TASK OBJECTIVE :: Copy each line of the data below with the word "document".

MATERIALS PROVIDED ::

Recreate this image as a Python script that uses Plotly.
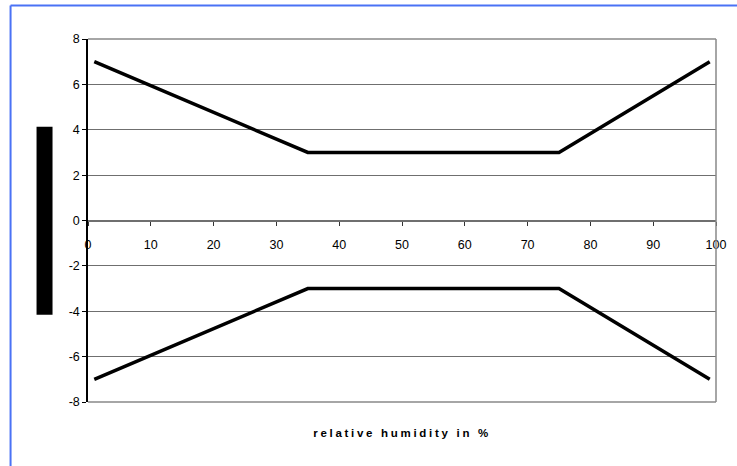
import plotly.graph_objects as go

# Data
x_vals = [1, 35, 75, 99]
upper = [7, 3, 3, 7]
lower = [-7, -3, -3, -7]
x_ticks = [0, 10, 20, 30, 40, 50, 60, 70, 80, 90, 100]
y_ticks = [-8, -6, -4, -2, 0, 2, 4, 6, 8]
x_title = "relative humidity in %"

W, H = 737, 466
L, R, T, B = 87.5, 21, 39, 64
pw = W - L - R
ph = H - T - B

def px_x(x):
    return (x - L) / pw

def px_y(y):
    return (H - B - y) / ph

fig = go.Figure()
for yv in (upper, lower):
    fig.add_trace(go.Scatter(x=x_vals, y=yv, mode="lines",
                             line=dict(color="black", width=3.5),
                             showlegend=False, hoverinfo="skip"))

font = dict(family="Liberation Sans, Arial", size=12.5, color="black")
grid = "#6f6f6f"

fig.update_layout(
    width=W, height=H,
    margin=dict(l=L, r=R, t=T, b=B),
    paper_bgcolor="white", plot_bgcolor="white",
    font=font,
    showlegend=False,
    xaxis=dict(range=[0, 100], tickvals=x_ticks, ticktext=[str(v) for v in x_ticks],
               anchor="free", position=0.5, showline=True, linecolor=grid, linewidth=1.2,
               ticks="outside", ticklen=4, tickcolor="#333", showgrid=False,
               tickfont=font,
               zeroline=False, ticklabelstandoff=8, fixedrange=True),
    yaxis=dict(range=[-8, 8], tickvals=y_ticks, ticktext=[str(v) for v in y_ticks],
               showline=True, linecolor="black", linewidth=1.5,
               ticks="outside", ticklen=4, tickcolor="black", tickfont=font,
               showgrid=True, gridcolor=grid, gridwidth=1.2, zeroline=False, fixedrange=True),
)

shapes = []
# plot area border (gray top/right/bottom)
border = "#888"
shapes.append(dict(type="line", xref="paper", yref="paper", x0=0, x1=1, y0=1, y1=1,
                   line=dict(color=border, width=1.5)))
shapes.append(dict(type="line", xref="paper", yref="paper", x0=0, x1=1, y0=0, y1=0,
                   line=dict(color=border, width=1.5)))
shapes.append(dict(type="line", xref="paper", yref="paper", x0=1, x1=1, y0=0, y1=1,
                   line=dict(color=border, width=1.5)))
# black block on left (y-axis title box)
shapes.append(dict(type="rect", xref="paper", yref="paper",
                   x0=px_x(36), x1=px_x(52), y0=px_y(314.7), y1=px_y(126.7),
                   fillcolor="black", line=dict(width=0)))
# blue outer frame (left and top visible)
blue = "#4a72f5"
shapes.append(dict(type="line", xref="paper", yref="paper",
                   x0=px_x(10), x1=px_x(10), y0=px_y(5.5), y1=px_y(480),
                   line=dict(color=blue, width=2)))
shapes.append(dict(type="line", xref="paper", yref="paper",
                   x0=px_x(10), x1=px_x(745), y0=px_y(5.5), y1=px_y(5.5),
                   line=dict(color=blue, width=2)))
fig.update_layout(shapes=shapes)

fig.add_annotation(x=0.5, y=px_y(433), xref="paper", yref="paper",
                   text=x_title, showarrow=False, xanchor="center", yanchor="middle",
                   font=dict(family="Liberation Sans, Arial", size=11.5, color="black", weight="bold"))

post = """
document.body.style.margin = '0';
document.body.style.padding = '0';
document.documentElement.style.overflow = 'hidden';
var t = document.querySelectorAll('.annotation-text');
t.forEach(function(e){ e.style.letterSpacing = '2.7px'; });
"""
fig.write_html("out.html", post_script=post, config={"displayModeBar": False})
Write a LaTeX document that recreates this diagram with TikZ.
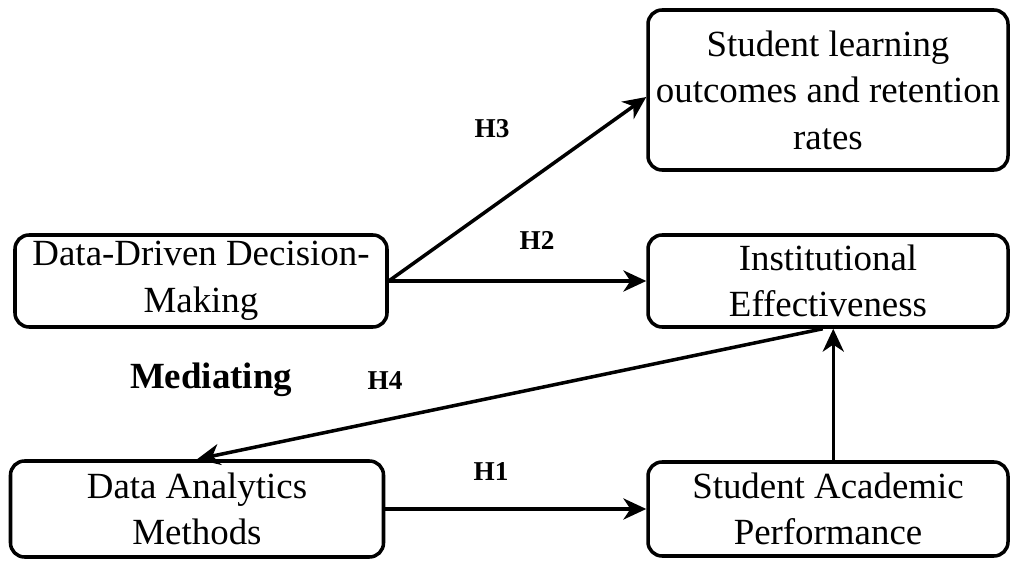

COMPLETED TASK ::
document.body.style.margin = '0';
document.body.style.padding = '0';
document.documentElement.style.overflow = 'hidden';
var t = document.querySelectorAll('.annotation-text');
Write a LaTeX document that recreates this diagram with TikZ.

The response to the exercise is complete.